DATA SHOWN:

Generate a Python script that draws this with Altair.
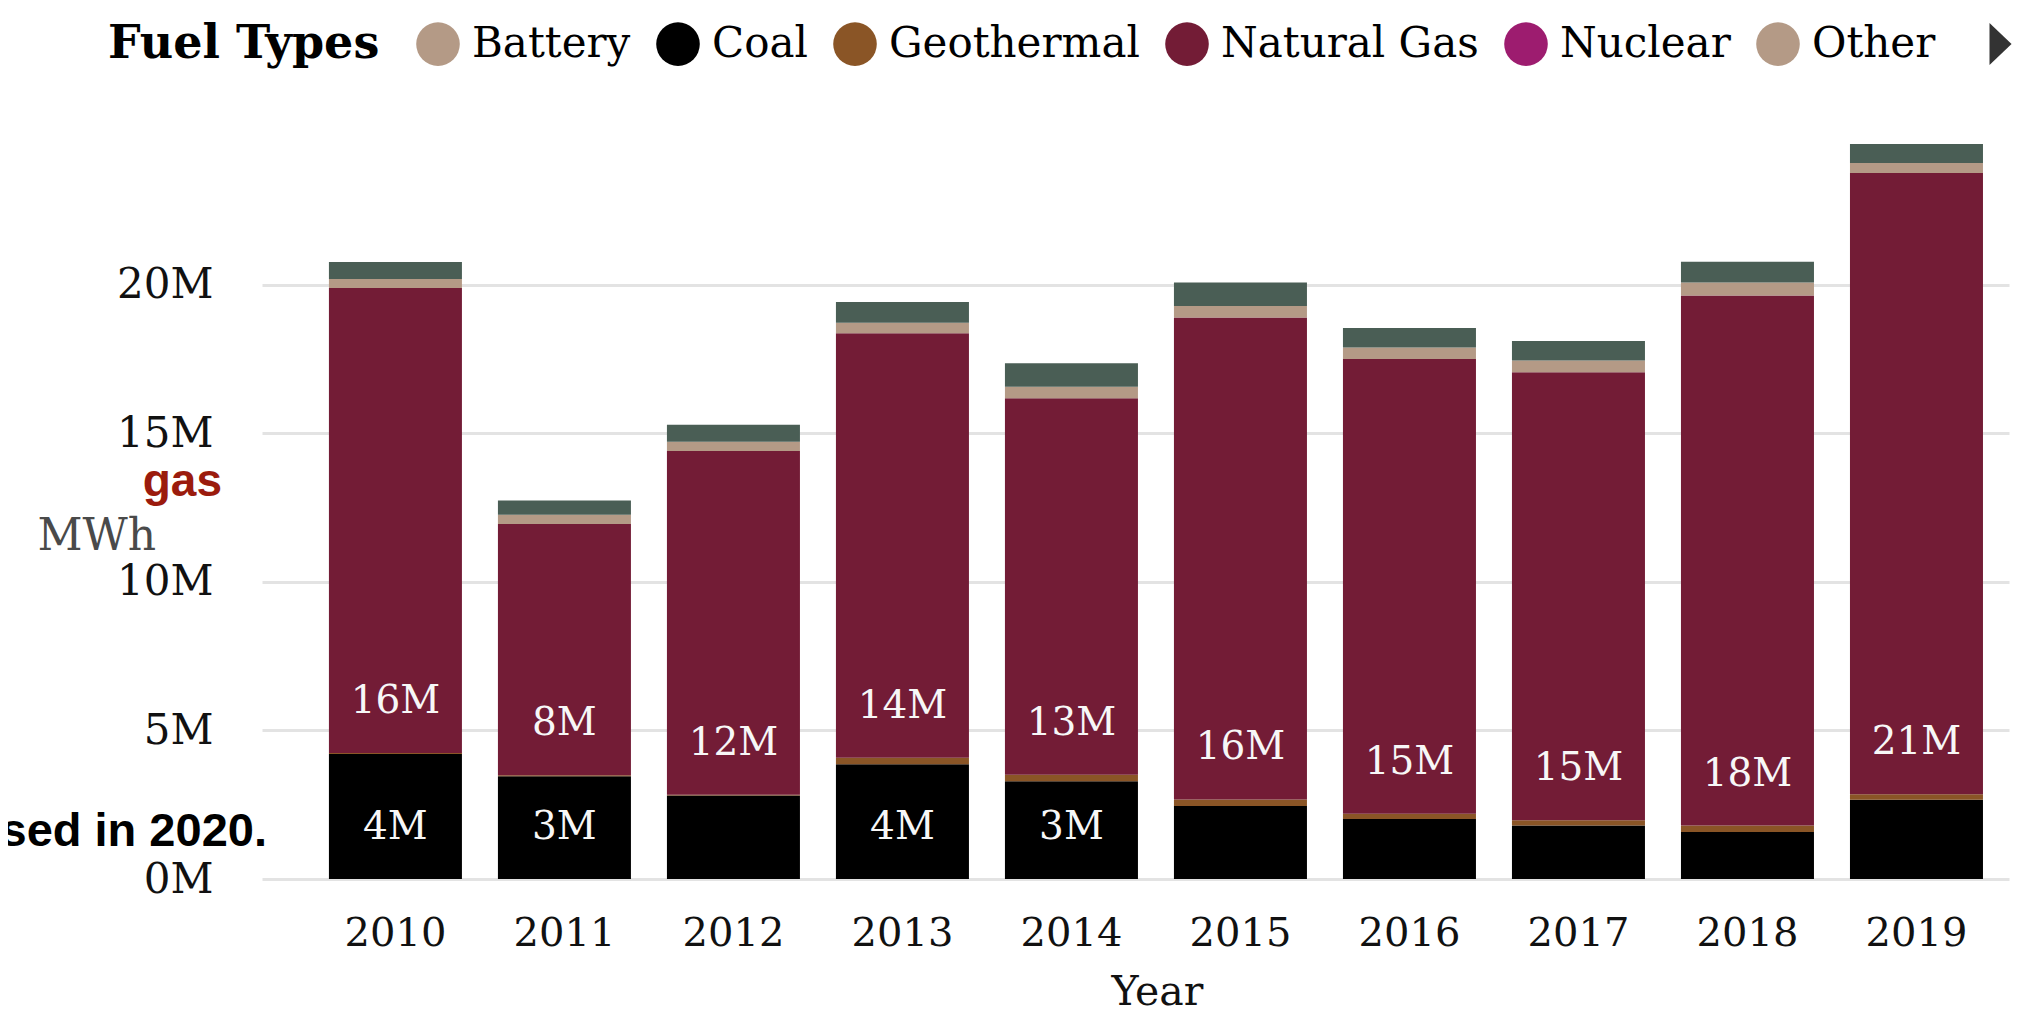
import altair as alt
import pandas as pd

# ---- data (million MWh) ----
years = ["2010", "2011", "2012", "2013", "2014", "2015", "2016", "2017", "2018", "2019"]
coal = [4.21, 3.46, 2.81, 3.86, 3.29, 2.46, 2.02, 1.80, 1.58, 2.67]
geothermal = [0.03, 0.03, 0.03, 0.22, 0.22, 0.22, 0.18, 0.18, 0.22, 0.18]
natural_gas = [15.65, 8.46, 11.57, 14.29, 12.67, 16.22, 15.30, 15.08, 17.84, 20.91]
other = [0.31, 0.31, 0.31, 0.35, 0.39, 0.39, 0.39, 0.39, 0.44, 0.34]
solar = [0.57, 0.48, 0.57, 0.70, 0.79, 0.79, 0.66, 0.66, 0.70, 0.64]

stack_fuels = ["Coal", "Geothermal", "Natural Gas", "Other", "Solar"]
stack_series = [coal, geothermal, natural_gas, other, solar]

legend_fuels = ["Battery", "Coal", "Geothermal", "Natural Gas", "Nuclear", "Other"]
color_domain = ["Battery", "Coal", "Geothermal", "Natural Gas", "Nuclear", "Other", "Solar"]
color_range = ["#b49a86", "#000000", "#8a5526", "#731c36", "#9d1c6f", "#b49a86", "#4a5e55"]

y_ticks = [0, 5e6, 10e6, 15e6, 20e6]

rows = []
for i, (fuel, series) in enumerate(zip(stack_fuels, stack_series)):
    for yr, v in zip(years, series):
        rows.append({"Year": yr, "Fuel": fuel, "MWh": v * 1e6, "order": i})
df = pd.DataFrame(rows)
ymax = float(df.groupby("Year")["MWh"].sum().max())

SERIF = "DejaVu Serif"

x_enc = alt.X(
    "Year:N",
    title="Year",
    scale=alt.Scale(paddingInner=0.213, paddingOuter=0.275, align=0.72),
    axis=alt.Axis(
        labelAngle=0, labelFontSize=40, labelPadding=34, labelColor="#111",
        ticks=False, domain=False, grid=False,
        titleFontSize=41, titleFontWeight="normal", titleColor="#111",
        titlePadding=19, titleX=895,
    ),
)

y_enc = alt.Y(
    "y0:Q",
    title="MWh",
    scale=alt.Scale(domain=[0, ymax], nice=False),
    axis=alt.Axis(
        values=y_ticks,
        labelExpr="datum.value / 1000000 + 'M'",
        labelFontSize=42, labelPadding=49, labelColor="#111",
        ticks=False, domain=False,
        grid=True, gridColor="#e3e3e3", gridWidth=3,
        titleAngle=0, titleAlign="left", titleBaseline="middle",
        titleX=-225, titleY=392, titleFontSize=44,
        titleFontWeight="normal", titleColor="#4a4a4a",
    ),
)

base = alt.Chart(df).transform_stack(
    stack="MWh",
    groupby=["Year"],
    sort=[alt.SortField("order", order="ascending")],
    as_=["y0", "y1"],
)

bars = base.mark_bar().encode(
    x=x_enc,
    y=y_enc,
    y2="y1:Q",
    color=alt.Color(
        "Fuel:N",
        scale=alt.Scale(domain=color_domain, range=color_range),
        legend=alt.Legend(
            title="Fuel Types",
            values=legend_fuels,
            orient="none", legendX=-154, legendY=-122,
            direction="horizontal",
            titleOrient="left", titleFont=SERIF, titleFontSize=46,
            titleFontWeight="bold", titleColor="#000", titlePadding=36,
            titleLimit=500, titleBaseline="middle",
            labelFont=SERIF, labelFontSize=42, labelColor="#000",
            labelOffset=12, labelLimit=500,
            symbolType="circle", symbolSize=1900, symbolStrokeWidth=0,
            symbolOpacity=1, columnPadding=25,
        ),
    ),
)

labels = base.transform_filter(
    "(datum.Fuel == 'Coal' || datum.Fuel == 'Natural Gas') && datum.MWh >= 3000000"
).transform_calculate(
    label="round(datum.MWh / 1000000) + 'M'"
).mark_text(
    font=SERIF, fontSize=39, color="#f7f7f7", dy=-52, baseline="middle"
).encode(
    x=x_enc,
    y=y_enc,
    text="label:N",
)

one = pd.DataFrame({"k": [1]})

arrow = alt.Chart(one).mark_point(
    shape="M -0.5 -1 L 0.55 0 L -0.5 1 Z", filled=True, color="#333333",
    size=1764, opacity=1,
).encode(x=alt.value(1738), y=alt.value(-100))

gas_note = alt.Chart(one).mark_text(
    text="gas", font="Liberation Sans", fontWeight="bold", fontSize=46,
    color="#9b1b0d", align="right", baseline="alphabetic",
).encode(x=alt.value(-40), y=alt.value(352))

closed_note = alt.Chart(one).mark_text(
    text="sed in 2020.", font="Liberation Sans", fontWeight="bold", fontSize=47,
    color="#000000", align="right", baseline="alphabetic",
).encode(x=alt.value(5), y=alt.value(702))

chart = alt.layer(bars, labels, arrow, gas_note, closed_note).properties(
    width=1747,
    height=735,
    autosize=alt.AutoSizeParams(type="none"),
    padding={"left": 254, "top": 136, "right": 22, "bottom": 131},
).configure_view(
    stroke=None
).configure_axis(
    labelFont=SERIF, titleFont=SERIF
)

chart.save("out.html", embed_options={"renderer": "svg", "actions": False})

WHAT YOU WILL DO:
Restate the data above word for word. Skip every picture.

RESPONSE TO THE TASK:
Generate a Python script that draws this with Altair.
import altair as alt
import pandas as pd

# ---- data (million MWh) ----
years = ["2010", "2011", "2012", "2013", "2014", "2015", "2016", "2017", "2018", "2019"]
coal = [4.21, 3.46, 2.81, 3.86, 3.29, 2.46, 2.02, 1.80, 1.58, 2.67]
geothermal = [0.03, 0.03, 0.03, 0.22, 0.22, 0.22, 0.18, 0.18, 0.22, 0.18]
natural_gas = [15.65, 8.46, 11.57, 14.29, 12.67, 16.22, 15.30, 15.08, 17.84, 20.91]
other = [0.31, 0.31, 0.31, 0.35, 0.39, 0.39, 0.39, 0.39, 0.44, 0.34]
solar = [0.57, 0.48, 0.57, 0.70, 0.79, 0.79, 0.66, 0.66, 0.70, 0.64]

stack_fuels = ["Coal", "Geothermal", "Natural Gas", "Other", "Solar"]
stack_series = [coal, geothermal, natural_gas, other, solar]

legend_fuels = ["Battery", "Coal", "Geothermal", "Natural Gas", "Nuclear", "Other"]
color_domain = ["Battery", "Coal", "Geothermal", "Natural Gas", "Nuclear", "Other", "Solar"]
color_range = ["#b49a86", "#000000", "#8a5526", "#731c36", "#9d1c6f", "#b49a86", "#4a5e55"]

y_ticks = [0, 5e6, 10e6, 15e6, 20e6]

rows = []
for i, (fuel, series) in enumerate(zip(stack_fuels, stack_series)):
    for yr, v in zip(years, series):
        rows.append({"Year": yr, "Fuel": fuel, "MWh": v * 1e6, "order": i})
df = pd.DataFrame(rows)
ymax = float(df.groupby("Year")["MWh"].sum().max())

SERIF = "DejaVu Serif"

x_enc = alt.X(
    "Year:N",
    title="Year",
    scale=alt.Scale(paddingInner=0.213, paddingOuter=0.275, align=0.72),
    axis=alt.Axis(
        labelAngle=0, labelFontSize=40, labelPadding=34, labelColor="#111",
        ticks=False, domain=False, grid=False,
        titleFontSize=41, titleFontWeight="normal", titleColor="#111",
        titlePadding=19, titleX=895,
    ),
)

y_enc = alt.Y(
    "y0:Q",
    title="MWh",
    scale=alt.Scale(domain=[0, ymax], nice=False),
    axis=alt.Axis(
        values=y_ticks,
        labelExpr="datum.value / 1000000 + 'M'",
        labelFontSize=42, labelPadding=49, labelColor="#111",
        ticks=False, domain=False,
        grid=True, gridColor="#e3e3e3", gridWidth=3,
        titleAngle=0, titleAlign="left", titleBaseline="middle",
        titleX=-225, titleY=392, titleFontSize=44,
        titleFontWeight="normal", titleColor="#4a4a4a",
    ),
)

base = alt.Chart(df).transform_stack(
    stack="MWh",
    groupby=["Year"],
    sort=[alt.SortField("order", order="ascending")],
    as_=["y0", "y1"],
)

bars = base.mark_bar().encode(
    x=x_enc,
    y=y_enc,
    y2="y1:Q",
    color=alt.Color(
        "Fuel:N",
        scale=alt.Scale(domain=color_domain, range=color_range),
        legend=alt.Legend(
            title="Fuel Types",
            values=legend_fuels,
            orient="none", legendX=-154, legendY=-122,
            direction="horizontal",
            titleOrient="left", titleFont=SERIF, titleFontSize=46,
            titleFontWeight="bold", titleColor="#000", titlePadding=36,
            titleLimit=500, titleBaseline="middle",
            labelFont=SERIF, labelFontSize=42, labelColor="#000",
            labelOffset=12, labelLimit=500,
            symbolType="circle", symbolSize=1900, symbolStrokeWidth=0,
            symbolOpacity=1, columnPadding=25,
        ),
    ),
)

labels = base.transform_filter(
    "(datum.Fuel == 'Coal' || datum.Fuel == 'Natural Gas') && datum.MWh >= 3000000"
).transform_calculate(
    label="round(datum.MWh / 1000000) + 'M'"
).mark_text(
    font=SERIF, fontSize=39, color="#f7f7f7", dy=-52, baseline="middle"
).encode(
    x=x_enc,
    y=y_enc,
    text="label:N",
)

one = pd.DataFrame({"k": [1]})

arrow = alt.Chart(one).mark_point(
    shape="M -0.5 -1 L 0.55 0 L -0.5 1 Z", filled=True, color="#333333",
    size=1764, opacity=1,
).encode(x=alt.value(1738), y=alt.value(-100))

gas_note = alt.Chart(one).mark_text(
    text="gas", font="Liberation Sans", fontWeight="bold", fontSize=46,
    color="#9b1b0d", align="right", baseline="alphabetic",
).encode(x=alt.value(-40), y=alt.value(352))

closed_note = alt.Chart(one).mark_text(
    text="sed in 2020.", font="Liberation Sans", fontWeight="bold", fontSize=47,
    color="#000000", align="right", baseline="alphabetic",
).encode(x=alt.value(5), y=alt.value(702))

chart = alt.layer(bars, labels, arrow, gas_note, closed_note).properties(
    width=1747,
    height=735,
    autosize=alt.AutoSizeParams(type="none"),
    padding={"left": 254, "top": 136, "right": 22, "bottom": 131},
).configure_view(
    stroke=None
).configure_axis(
    labelFont=SERIF, titleFont=SERIF
)

chart.save("out.html", embed_options={"renderer": "svg", "actions": False})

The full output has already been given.